→ **Stored data**:
-=-=-
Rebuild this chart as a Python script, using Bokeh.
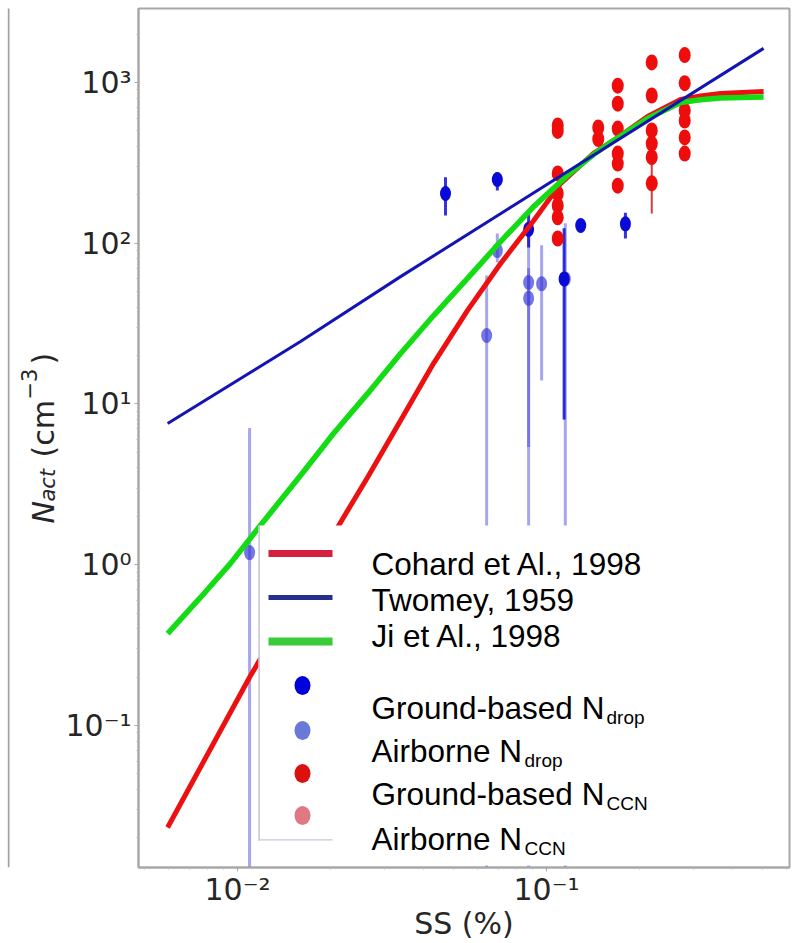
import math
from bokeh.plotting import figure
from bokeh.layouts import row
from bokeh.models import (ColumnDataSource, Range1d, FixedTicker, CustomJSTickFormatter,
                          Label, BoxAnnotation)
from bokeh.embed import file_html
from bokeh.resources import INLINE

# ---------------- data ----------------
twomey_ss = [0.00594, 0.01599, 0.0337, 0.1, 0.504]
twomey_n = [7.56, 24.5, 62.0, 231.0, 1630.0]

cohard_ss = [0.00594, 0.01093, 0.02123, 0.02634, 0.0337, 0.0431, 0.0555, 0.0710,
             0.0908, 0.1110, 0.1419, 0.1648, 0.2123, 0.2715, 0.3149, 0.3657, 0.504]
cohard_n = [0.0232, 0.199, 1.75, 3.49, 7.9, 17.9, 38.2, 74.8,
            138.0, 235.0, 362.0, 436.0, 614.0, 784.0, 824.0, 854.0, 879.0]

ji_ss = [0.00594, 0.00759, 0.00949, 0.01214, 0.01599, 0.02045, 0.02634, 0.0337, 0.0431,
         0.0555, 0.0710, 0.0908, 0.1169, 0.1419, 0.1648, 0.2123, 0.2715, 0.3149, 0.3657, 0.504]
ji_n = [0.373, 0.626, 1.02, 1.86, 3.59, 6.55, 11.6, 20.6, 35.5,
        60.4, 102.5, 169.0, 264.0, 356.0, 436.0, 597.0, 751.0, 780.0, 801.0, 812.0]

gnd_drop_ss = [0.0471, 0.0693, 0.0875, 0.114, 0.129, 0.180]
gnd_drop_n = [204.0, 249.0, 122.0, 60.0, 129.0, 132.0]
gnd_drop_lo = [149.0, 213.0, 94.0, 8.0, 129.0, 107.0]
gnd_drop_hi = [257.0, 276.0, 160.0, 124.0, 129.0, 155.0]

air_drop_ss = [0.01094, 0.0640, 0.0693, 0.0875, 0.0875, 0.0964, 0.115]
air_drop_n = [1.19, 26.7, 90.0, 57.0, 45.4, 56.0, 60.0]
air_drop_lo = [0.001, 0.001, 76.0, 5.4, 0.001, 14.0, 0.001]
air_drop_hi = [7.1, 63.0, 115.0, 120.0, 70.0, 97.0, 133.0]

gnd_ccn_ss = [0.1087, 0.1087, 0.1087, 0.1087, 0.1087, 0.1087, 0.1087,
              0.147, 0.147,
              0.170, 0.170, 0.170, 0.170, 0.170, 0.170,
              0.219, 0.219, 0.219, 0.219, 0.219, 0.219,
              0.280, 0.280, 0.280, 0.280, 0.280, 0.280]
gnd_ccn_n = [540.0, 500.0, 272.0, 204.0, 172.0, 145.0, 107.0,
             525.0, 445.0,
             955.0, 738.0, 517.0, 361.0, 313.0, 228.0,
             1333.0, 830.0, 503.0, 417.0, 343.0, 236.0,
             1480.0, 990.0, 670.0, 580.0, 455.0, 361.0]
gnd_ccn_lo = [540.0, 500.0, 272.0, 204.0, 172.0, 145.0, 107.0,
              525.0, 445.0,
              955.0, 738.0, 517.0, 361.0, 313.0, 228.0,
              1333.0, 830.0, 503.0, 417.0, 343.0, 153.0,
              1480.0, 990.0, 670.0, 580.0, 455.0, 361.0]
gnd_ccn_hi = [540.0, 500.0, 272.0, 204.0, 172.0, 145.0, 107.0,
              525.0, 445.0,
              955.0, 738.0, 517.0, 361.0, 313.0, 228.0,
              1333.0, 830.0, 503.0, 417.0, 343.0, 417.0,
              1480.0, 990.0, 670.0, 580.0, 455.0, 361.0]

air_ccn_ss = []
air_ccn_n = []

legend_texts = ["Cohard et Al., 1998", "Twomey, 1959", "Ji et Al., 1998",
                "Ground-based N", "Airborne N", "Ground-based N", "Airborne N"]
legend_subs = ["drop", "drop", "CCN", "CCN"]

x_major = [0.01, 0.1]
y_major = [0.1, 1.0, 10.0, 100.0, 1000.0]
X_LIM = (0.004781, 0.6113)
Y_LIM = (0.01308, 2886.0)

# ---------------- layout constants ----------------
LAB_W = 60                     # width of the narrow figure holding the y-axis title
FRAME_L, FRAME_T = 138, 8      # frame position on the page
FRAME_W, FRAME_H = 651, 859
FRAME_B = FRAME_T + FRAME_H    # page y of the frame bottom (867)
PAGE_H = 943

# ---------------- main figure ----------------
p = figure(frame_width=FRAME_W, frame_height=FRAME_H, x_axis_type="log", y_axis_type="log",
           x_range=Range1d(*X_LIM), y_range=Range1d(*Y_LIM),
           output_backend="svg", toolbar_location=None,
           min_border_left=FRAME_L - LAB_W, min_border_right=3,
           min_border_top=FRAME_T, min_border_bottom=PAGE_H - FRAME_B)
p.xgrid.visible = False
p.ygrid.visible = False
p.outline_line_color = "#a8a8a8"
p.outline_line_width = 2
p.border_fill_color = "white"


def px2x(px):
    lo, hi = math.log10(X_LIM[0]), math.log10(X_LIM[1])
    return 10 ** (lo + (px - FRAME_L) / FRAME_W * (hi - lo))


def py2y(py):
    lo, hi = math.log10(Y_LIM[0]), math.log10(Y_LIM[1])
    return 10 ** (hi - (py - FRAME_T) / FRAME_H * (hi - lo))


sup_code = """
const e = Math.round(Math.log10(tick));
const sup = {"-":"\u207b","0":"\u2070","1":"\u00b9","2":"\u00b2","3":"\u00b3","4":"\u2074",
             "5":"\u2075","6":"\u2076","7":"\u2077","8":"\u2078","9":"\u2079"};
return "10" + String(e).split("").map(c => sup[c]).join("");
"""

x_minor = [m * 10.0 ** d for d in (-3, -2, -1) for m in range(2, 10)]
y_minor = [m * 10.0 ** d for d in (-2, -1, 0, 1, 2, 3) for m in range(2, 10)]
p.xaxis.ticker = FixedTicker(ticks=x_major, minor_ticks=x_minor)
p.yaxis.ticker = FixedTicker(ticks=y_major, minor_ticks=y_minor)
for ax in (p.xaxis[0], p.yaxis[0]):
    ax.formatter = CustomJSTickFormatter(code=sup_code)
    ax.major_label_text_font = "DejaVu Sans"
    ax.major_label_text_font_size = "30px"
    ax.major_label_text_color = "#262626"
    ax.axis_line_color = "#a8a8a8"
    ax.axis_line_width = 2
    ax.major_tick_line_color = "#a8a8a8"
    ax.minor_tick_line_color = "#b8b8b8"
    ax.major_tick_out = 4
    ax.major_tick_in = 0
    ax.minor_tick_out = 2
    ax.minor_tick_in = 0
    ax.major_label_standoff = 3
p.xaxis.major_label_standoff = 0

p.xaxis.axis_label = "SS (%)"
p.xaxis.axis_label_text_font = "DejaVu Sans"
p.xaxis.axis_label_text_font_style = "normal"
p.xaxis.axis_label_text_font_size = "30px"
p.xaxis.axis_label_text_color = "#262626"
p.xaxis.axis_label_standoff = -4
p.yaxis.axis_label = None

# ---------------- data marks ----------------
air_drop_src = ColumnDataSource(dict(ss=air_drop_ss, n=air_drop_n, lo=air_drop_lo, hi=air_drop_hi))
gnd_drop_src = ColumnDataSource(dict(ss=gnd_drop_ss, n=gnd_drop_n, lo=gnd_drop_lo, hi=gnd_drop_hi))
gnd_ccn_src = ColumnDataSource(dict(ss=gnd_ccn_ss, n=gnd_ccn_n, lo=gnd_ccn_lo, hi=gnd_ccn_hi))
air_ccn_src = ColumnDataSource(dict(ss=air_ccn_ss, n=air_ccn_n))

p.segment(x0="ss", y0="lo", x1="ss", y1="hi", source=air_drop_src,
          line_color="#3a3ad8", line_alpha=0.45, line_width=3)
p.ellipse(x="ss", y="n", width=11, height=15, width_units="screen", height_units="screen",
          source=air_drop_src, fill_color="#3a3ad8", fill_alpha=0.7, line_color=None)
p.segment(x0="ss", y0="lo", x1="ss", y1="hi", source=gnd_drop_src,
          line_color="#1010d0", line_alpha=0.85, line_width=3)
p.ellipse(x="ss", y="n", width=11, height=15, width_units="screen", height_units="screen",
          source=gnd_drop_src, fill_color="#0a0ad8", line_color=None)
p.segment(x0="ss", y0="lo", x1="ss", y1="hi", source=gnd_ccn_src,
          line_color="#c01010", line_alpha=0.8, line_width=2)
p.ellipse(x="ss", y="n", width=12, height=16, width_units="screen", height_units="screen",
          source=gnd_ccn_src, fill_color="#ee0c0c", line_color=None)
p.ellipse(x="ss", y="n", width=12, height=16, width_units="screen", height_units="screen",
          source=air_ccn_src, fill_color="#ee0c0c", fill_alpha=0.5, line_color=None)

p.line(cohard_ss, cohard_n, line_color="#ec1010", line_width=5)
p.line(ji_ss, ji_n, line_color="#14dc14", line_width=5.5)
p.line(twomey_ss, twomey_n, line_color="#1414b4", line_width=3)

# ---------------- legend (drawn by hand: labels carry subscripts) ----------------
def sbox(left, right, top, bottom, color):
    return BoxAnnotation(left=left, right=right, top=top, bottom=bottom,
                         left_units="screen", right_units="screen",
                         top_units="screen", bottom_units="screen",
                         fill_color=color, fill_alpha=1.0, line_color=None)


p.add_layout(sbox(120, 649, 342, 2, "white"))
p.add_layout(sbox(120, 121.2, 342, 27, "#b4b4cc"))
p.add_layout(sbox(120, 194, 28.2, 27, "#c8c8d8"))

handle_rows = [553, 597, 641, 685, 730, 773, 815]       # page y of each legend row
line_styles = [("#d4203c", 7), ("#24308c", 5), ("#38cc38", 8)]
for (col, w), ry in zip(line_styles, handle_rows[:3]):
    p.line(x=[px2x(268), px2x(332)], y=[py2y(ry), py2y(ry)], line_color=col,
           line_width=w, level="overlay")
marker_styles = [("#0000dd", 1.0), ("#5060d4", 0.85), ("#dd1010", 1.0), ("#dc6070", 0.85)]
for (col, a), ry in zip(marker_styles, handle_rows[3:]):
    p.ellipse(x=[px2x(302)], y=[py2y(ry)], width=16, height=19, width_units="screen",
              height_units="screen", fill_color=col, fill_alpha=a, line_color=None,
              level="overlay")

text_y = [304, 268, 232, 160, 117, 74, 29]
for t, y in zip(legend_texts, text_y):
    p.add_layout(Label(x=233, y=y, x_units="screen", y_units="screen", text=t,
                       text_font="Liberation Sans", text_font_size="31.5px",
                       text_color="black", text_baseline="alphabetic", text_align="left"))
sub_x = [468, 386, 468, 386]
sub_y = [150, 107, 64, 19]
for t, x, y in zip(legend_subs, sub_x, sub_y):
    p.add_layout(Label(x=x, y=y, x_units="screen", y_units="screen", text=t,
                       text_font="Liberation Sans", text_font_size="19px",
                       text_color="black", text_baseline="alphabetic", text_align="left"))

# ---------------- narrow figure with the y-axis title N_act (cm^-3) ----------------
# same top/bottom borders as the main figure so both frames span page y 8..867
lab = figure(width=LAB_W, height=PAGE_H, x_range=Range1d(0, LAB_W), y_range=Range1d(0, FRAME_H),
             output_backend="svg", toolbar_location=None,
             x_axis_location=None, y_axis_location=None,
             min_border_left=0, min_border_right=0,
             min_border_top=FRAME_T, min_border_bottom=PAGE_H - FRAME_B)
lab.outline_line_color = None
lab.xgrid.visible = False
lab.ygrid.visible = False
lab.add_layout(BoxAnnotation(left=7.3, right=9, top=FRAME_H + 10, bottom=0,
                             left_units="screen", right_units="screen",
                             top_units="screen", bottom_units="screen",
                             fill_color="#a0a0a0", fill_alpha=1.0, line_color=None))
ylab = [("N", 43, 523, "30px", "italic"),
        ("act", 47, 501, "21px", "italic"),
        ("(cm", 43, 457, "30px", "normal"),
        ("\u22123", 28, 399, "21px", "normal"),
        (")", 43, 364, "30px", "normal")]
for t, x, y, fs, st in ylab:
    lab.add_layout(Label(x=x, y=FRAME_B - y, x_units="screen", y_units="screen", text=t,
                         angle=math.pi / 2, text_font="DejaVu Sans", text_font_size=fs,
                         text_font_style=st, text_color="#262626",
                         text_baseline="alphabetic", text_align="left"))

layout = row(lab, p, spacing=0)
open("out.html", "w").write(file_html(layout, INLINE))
-=-=-
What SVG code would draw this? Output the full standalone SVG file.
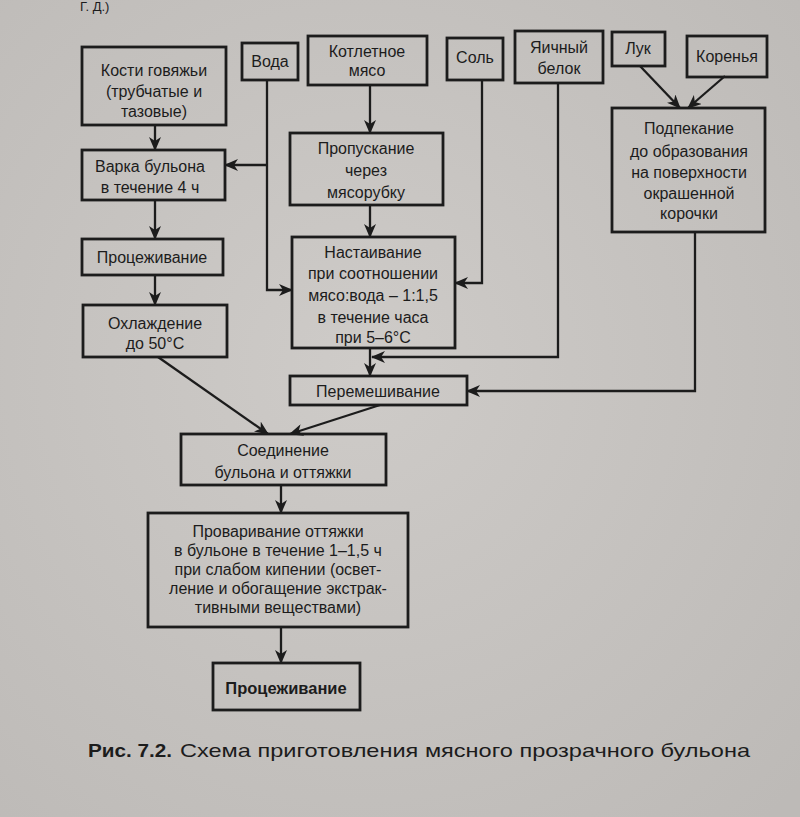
-=-=-
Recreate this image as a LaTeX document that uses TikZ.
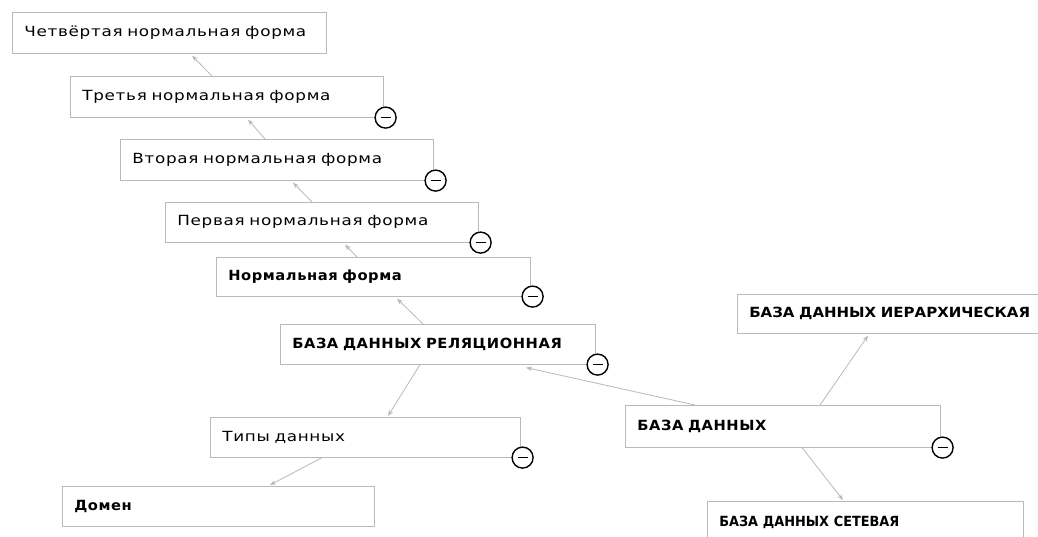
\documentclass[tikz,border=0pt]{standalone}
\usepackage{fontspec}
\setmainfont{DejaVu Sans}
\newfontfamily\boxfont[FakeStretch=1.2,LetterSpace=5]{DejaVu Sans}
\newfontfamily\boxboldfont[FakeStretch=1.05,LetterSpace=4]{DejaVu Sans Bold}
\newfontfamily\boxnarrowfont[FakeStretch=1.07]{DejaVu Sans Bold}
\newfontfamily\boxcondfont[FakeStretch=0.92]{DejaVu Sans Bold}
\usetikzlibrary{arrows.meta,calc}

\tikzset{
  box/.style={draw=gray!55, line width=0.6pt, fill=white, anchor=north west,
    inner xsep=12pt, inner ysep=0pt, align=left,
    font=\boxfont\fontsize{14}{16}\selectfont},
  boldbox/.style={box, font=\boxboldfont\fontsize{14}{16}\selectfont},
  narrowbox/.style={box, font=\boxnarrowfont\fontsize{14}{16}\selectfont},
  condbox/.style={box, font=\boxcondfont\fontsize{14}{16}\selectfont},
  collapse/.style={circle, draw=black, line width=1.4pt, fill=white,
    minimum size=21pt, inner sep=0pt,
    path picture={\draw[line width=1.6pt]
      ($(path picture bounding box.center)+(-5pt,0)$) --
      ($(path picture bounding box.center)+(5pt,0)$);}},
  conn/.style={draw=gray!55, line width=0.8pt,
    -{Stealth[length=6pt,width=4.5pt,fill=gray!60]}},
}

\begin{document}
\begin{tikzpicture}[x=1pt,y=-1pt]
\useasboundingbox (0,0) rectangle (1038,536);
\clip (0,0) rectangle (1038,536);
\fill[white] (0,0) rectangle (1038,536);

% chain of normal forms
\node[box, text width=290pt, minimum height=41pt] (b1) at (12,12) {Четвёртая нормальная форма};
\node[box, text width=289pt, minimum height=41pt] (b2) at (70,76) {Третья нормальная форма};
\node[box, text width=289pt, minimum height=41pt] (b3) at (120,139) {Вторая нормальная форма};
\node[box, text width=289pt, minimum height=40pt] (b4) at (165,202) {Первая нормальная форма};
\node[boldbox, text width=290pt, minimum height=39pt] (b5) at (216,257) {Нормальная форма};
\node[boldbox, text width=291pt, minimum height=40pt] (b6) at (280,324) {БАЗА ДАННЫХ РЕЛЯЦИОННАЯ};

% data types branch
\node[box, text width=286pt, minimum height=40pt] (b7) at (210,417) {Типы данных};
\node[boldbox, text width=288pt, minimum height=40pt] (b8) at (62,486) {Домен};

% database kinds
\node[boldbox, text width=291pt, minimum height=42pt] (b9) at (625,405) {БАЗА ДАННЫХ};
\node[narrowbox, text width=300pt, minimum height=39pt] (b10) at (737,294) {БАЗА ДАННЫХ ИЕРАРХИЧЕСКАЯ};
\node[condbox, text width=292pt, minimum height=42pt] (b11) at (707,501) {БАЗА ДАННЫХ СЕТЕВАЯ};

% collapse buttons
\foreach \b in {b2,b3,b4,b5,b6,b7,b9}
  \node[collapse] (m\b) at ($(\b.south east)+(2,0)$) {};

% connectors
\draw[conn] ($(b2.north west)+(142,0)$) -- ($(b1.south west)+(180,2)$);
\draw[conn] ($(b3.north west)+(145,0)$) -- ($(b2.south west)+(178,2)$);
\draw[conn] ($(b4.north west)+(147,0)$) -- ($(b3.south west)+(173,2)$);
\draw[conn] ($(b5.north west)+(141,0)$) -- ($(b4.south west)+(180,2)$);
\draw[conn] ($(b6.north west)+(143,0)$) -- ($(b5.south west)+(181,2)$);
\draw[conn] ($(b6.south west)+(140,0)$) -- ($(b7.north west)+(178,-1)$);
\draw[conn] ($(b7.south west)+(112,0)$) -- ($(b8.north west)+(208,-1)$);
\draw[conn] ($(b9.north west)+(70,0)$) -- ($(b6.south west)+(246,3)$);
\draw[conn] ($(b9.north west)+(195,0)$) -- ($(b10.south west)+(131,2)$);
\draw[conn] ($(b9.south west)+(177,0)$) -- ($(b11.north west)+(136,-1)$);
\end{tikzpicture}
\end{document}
-=-=-
→ **Problem description**:
Quote only the lines running from the line with "Recreate this image" to the line with "width=291pt, minimum height=40pt]", ends included, exactly as they appear and without the pictures.

→ **Written answer**:
Recreate this image as a LaTeX document that uses TikZ.
\documentclass[tikz,border=0pt]{standalone}
\usepackage{fontspec}
\setmainfont{DejaVu Sans}
\newfontfamily\boxfont[FakeStretch=1.2,LetterSpace=5]{DejaVu Sans}
\newfontfamily\boxboldfont[FakeStretch=1.05,LetterSpace=4]{DejaVu Sans Bold}
\newfontfamily\boxnarrowfont[FakeStretch=1.07]{DejaVu Sans Bold}
\newfontfamily\boxcondfont[FakeStretch=0.92]{DejaVu Sans Bold}
\usetikzlibrary{arrows.meta,calc}

\tikzset{
  box/.style={draw=gray!55, line width=0.6pt, fill=white, anchor=north west,
    inner xsep=12pt, inner ysep=0pt, align=left,
    font=\boxfont\fontsize{14}{16}\selectfont},
  boldbox/.style={box, font=\boxboldfont\fontsize{14}{16}\selectfont},
  narrowbox/.style={box, font=\boxnarrowfont\fontsize{14}{16}\selectfont},
  condbox/.style={box, font=\boxcondfont\fontsize{14}{16}\selectfont},
  collapse/.style={circle, draw=black, line width=1.4pt, fill=white,
    minimum size=21pt, inner sep=0pt,
    path picture={\draw[line width=1.6pt]
      ($(path picture bounding box.center)+(-5pt,0)$) --
      ($(path picture bounding box.center)+(5pt,0)$);}},
  conn/.style={draw=gray!55, line width=0.8pt,
    -{Stealth[length=6pt,width=4.5pt,fill=gray!60]}},
}

\begin{document}
\begin{tikzpicture}[x=1pt,y=-1pt]
\useasboundingbox (0,0) rectangle (1038,536);
\clip (0,0) rectangle (1038,536);
\fill[white] (0,0) rectangle (1038,536);

% chain of normal forms
\node[box, text width=290pt, minimum height=41pt] (b1) at (12,12) {Четвёртая нормальная форма};
\node[box, text width=289pt, minimum height=41pt] (b2) at (70,76) {Третья нормальная форма};
\node[box, text width=289pt, minimum height=41pt] (b3) at (120,139) {Вторая нормальная форма};
\node[box, text width=289pt, minimum height=40pt] (b4) at (165,202) {Первая нормальная форма};
\node[boldbox, text width=290pt, minimum height=39pt] (b5) at (216,257) {Нормальная форма};
\node[boldbox, text width=291pt, minimum height=40pt] (b6) at (280,324) {БАЗА ДАННЫХ РЕЛЯЦИОННАЯ};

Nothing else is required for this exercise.